Redundant Coma matchers in flat tabular schemas: LEAVES_CM, PARENTS_CM, PATH_CM, SIBLINGS_CM, DATATYPE_MATCHER, and the predefined INSTANCES_CM. These produced constant or duplicate-of-NAME_CM scores on tabular inputs, diluting the signal.

Fixed¶

DistributionBased: quantile_emd now returns inf instead of dividing by zero when histogram values sum to zero.
Coma: TF-IDF cache stores list reference alongside its id() key to detect id() reuse after garbage collection, preventing stale cache hits.
SimilarityFlooding: NodeID prefix collision fixed (columns named "NodeID*" no longer collide with internal graph nodes); tokeniser now handles snake_case, SCREAMING_SNAKE, hyphens, and embedded digits.
Data source utilities: get_encoding handles chardet returning None; get_delimiter catches csv.Sniffer failures on malformed input.
NLTK data downloads are now resilient: retried, atomic, and silent when data is already present.

Migrating from 0.5.x¶

1. `valentine_match_batch` is gone¶

Before (0.5.x):

from valentine import valentine_match, valentine_match_batch

matches = valentine_match(df1, df2, matcher)              # two DataFrames
matches = valentine_match_batch([df1, df2, df3], matcher) # many DataFrames

After (1.0):

from valentine import valentine_match

matches = valentine_match([df1, df2], matcher)            # any iterable
matches = valentine_match([df1, df2, df3], matcher)

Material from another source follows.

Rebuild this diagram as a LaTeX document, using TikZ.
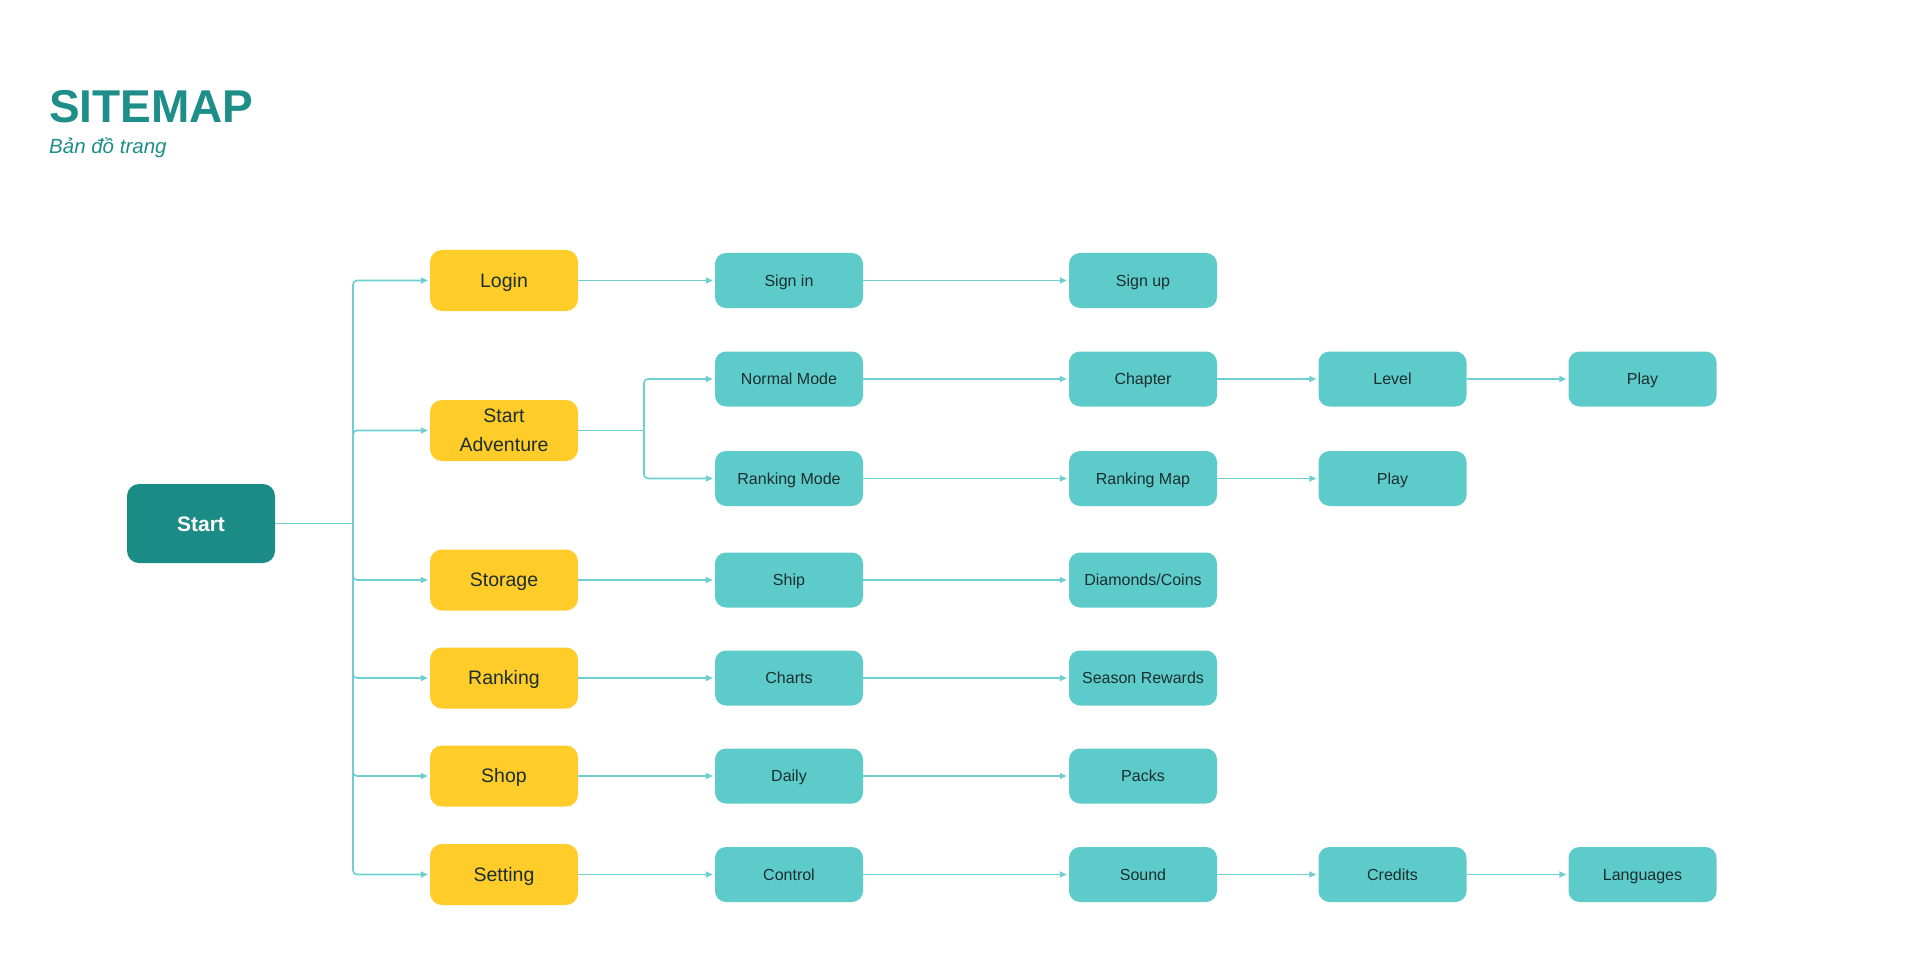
\documentclass[tikz,border=0pt]{standalone}
\usepackage{fontspec}
\setmainfont{Liberation Sans}
\usetikzlibrary{arrows.meta}
\definecolor{titlec}{HTML}{1E8E88}
\definecolor{startc}{HTML}{1B8B86}
\definecolor{yel}{HTML}{FFCC29}
\definecolor{tl}{HTML}{5ECBCB}
\definecolor{lnc}{HTML}{6DCFCF}
\definecolor{txt}{HTML}{1C2E2E}
\begin{document}
\begin{tikzpicture}[x=1pt,y=-1pt,
 box/.style={rounded corners=12pt, minimum width=148pt, inner sep=0pt, align=center},
 rootbox/.style={box, text height=17.04pt, text depth=2pt, fill=startc, minimum height=79pt, text=white, font=\fontsize{21}{25}\selectfont\bfseries},
 ybox/.style={box, fill=yel, minimum height=61pt, text=txt, font=\fontsize{19.5}{29}\selectfont},
 yone/.style={text height=15.96pt, text depth=2pt},
 tbox/.style={box, text height=13.46pt, text depth=2pt, fill=tl, minimum height=55pt, text=txt, font=\fontsize{16}{19}\selectfont, rounded corners=11pt},
 plain/.style={draw=lnc, line width=1.6pt},
 link/.style={plain, -{Triangle[length=7pt,width=6pt]}, shorten >=2pt, rounded corners=4pt}]
\fill[white] (0,0) rectangle (1920,960);
\useasboundingbox (0,0) rectangle (1920,960);

% title
\node[anchor=base west, inner sep=0pt, text=titlec, font=\fontsize{46}{50}\selectfont\bfseries] (title) at (49,123) {SITEMAP};
\node[anchor=base west, inner sep=0pt, text=titlec, font=\fontsize{20.5}{24}\selectfont\itshape] (subtitle) at (49,154) {Bản đồ trang};

% root
\node[rootbox] (start) at (201,523.5) {Start};

% level 1
\node[ybox, yone] (login) at (504,280.5) {Login};
\node[ybox] (adv) at (504,430.5) {Start\\Adventure};
\node[ybox, yone] (storage) at (504,580) {Storage};
\node[ybox, yone] (ranking) at (504,678) {Ranking};
\node[ybox, yone] (shop) at (504,776) {Shop};
\node[ybox, yone] (setting) at (504,874.5) {Setting};

% column 1
\node[tbox] (signin) at (789,280.5) {Sign in};
\node[tbox] (normal) at (789,379) {Normal Mode};
\node[tbox] (rmode) at (789,478.5) {Ranking Mode};
\node[tbox] (ship) at (789,580) {Ship};
\node[tbox] (charts) at (789,678) {Charts};
\node[tbox] (daily) at (789,776) {Daily};
\node[tbox] (control) at (789,874.5) {Control};

% column 2
\node[tbox] (signup) at (1143,280.5) {Sign up};
\node[tbox] (chapter) at (1143,379) {Chapter};
\node[tbox] (rmap) at (1143,478.5) {Ranking Map};
\node[tbox] (diamonds) at (1143,580) {Diamonds/Coins};
\node[tbox] (season) at (1143,678) {Season Rewards};
\node[tbox] (packs) at (1143,776) {Packs};
\node[tbox] (sound) at (1143,874.5) {Sound};

% column 3
\node[tbox] (level) at (1392.5,379) {Level};
\node[tbox] (play2) at (1392.5,478.5) {Play};
\node[tbox] (credits) at (1392.5,874.5) {Credits};

% column 4
\node[tbox] (play1) at (1642.5,379) {Play};
\node[tbox] (langs) at (1642.5,874.5) {Languages};

% trunk from Start
\coordinate (tr) at (353,523.5);
\draw[plain] (start.east) -- (tr);
\foreach \n in {login,adv,storage,ranking,shop,setting}
  \draw[link] (tr) |- (\n.west);

% branch from Start Adventure
\coordinate (br) at (644,430.5);
\draw[plain] (adv.east) -- (br);
\draw[link] (br) |- (normal.west);
\draw[link] (br) |- (rmode.west);

% straight links
\draw[link] (login.east) -- (signin.west);
\draw[link] (storage.east) -- (ship.west);
\draw[link] (ranking.east) -- (charts.west);
\draw[link] (shop.east) -- (daily.west);
\draw[link] (setting.east) -- (control.west);

\draw[link] (signin.east) -- (signup.west);
\draw[link] (normal.east) -- (chapter.west);
\draw[link] (rmode.east) -- (rmap.west);
\draw[link] (ship.east) -- (diamonds.west);
\draw[link] (charts.east) -- (season.west);
\draw[link] (daily.east) -- (packs.west);
\draw[link] (control.east) -- (sound.west);

\draw[link] (chapter.east) -- (level.west);
\draw[link] (rmap.east) -- (play2.west);
\draw[link] (sound.east) -- (credits.west);

\draw[link] (level.east) -- (play1.west);
\draw[link] (credits.east) -- (langs.west);
\end{tikzpicture}
\end{document}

valentine_match now accepts any iterable of DataFrames; pairs, lists, tuples, and generators all work the same way.

2. Match keys are `ColumnPair` instances, not nested tuples¶

Before:

for ((t1, c1), (t2, c2)), score in matches.items():
    print(f"{c1} <-> {c2}: {score}")

After:

for pair, score in matches.items():
    print(f"{pair.source_column} <-> {pair.target_column}: {score}")

ColumnPair is a NamedTuple, so positional indexing still works if you really need it, and destructuring into four names is a simple migration path:

for (src_table, src_col, tgt_table, tgt_col), score in matches.items():
    ...

3. `MatcherResults` is immutable¶

Before:

matches[("t1", "c1"), ("t2", "c2")] = 1.0   # allowed
del matches[some_key]                        # allowed

After — these raise TypeError / AttributeError. Use the transformation methods instead:

matches = matches.filter(min_score=0.7)
matches = matches.take_top_n(10)
matches = matches.take_top_percent(25)

Each returns a new MatcherResults instance.

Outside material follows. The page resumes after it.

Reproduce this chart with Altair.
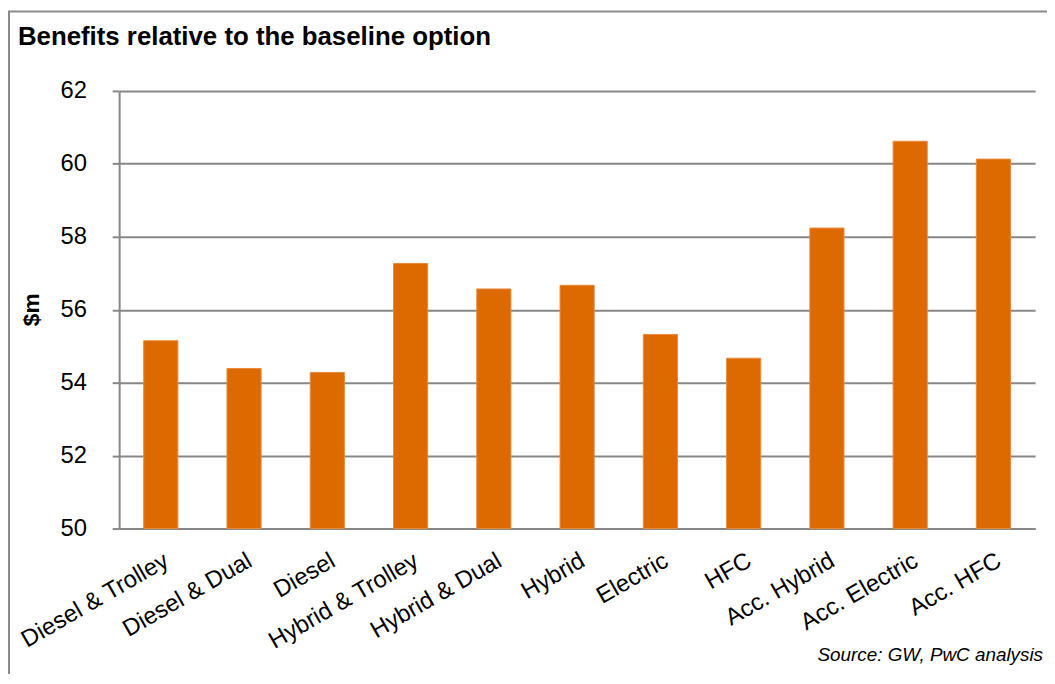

4. Ground truth accepts `ColumnPair` instances¶

Before — only (col, col) pairs were allowed:

ground_truth = [("emp_id", "employee_number"), ...]

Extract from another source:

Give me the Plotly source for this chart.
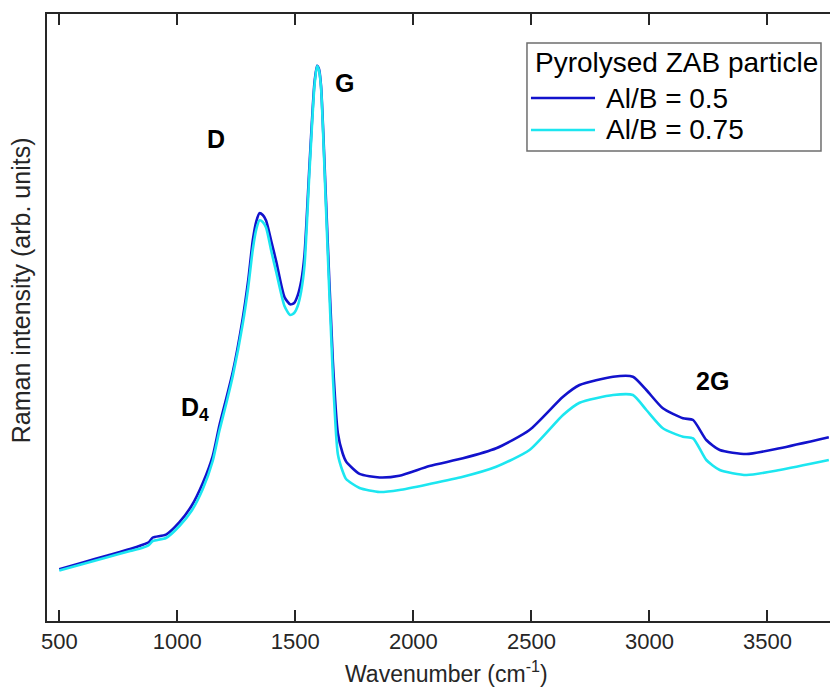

After — both work, and table-aware comparison is now possible for multi-table matching:

from valentine.algorithms import ColumnPair

ground_truth = [
    ColumnPair("hr", "emp_id", "payroll", "employee_number"),
    ...
]

See Evaluation metrics → Ground-truth formats.

5. `NotAValentineMatcher` is deprecated¶

The exception raised for bad matcher arguments is now InvalidMatcherError. The old name is kept as an alias for backward compatibility but will be removed in a future release — update your except clauses.

# Before
from valentine import NotAValentineMatcher

# After
from valentine import InvalidMatcherError

6. The Java COMA wrapper has been removed¶

If you were relying on the previous Java-backed Coma implementation, you no longer need a JVM — Coma is now pure Python and ships with the package. The constructor signature has changed slightly; see the API reference for the new parameters (max_n, use_instances, use_schema, delta, threshold).

7. `one_to_one()` is gone — pick a selector¶

MatcherResults.one_to_one() has been replaced by three explicitly named selectors:

# Before
filtered = matches.one_to_one()

# After — globally optimal (new default), recommended:
filtered = matches.one_to_one_hungarian()

# After — preserve previous greedy behaviour:
filtered = matches.one_to_one_greedy()

# After — mutual nearest neighbour:
filtered = matches.one_to_one_mutual_top(n=1)

The metrics API also takes the algorithm as a per-call argument:

matches.get_metrics(gt, metrics={F1Score()},
                    one_to_one_method="hungarian")  # default

Custom Metric subclasses that override apply need to accept the new one_to_one_method keyword (or **kwargs).